Geographics is no longer down on its luck. Over the course of its now 30-year history, Hagan has built his company into a 200-employee, $50 million a year empire.
Left with an ancient Lum press and a rickety duplicator in 1976, Geographics now churns out half-web, full-web, sheetfed offset and digital printing. It furnishes catalogs, direct mail, corporate brochures and annual reports for Fortune 500 companies, franchisees and distributors. Ancillary offerings include mailing, fulfillment, database management and image bank storage.
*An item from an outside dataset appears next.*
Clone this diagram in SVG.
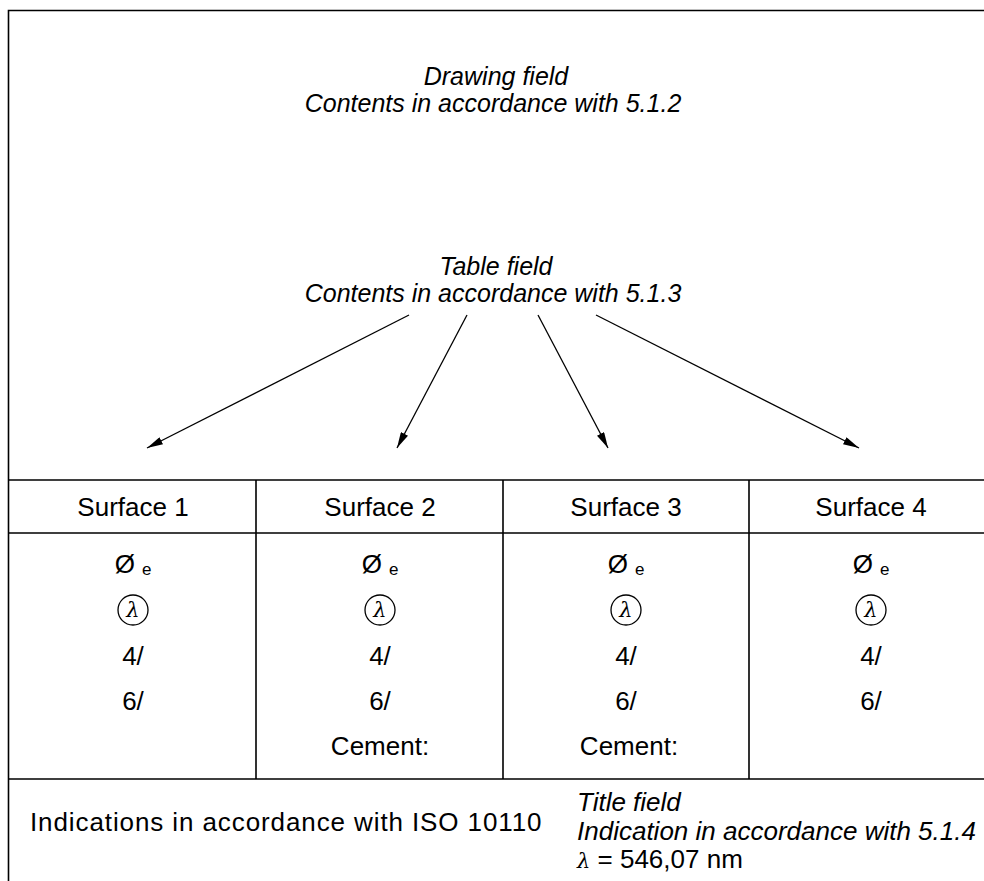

Lanio points to Geographics’ wide range of press capabilities. A six-color Komori Lithrone sheetfed press is retrofitted for UV work, and a 10-color Heidelberg Speedmaster 102 perfects five-over-five. The company broke into digital printing earlier in 2006 with the addition of an HP Indigo 5000.
In the web department stars a six-color, 57˝ Goss Sunday 2000 with closed-loop color and register controls. Installed in 2005, the 24-page press gives Geographics more flexibility in handling larger catalogs and direct mail pieces.
Hagan wasn’t afraid to go against the grain when it came to equipping the Sunday 2000. He had noticed many printers had one folder and a 38˝ sheeter on their models.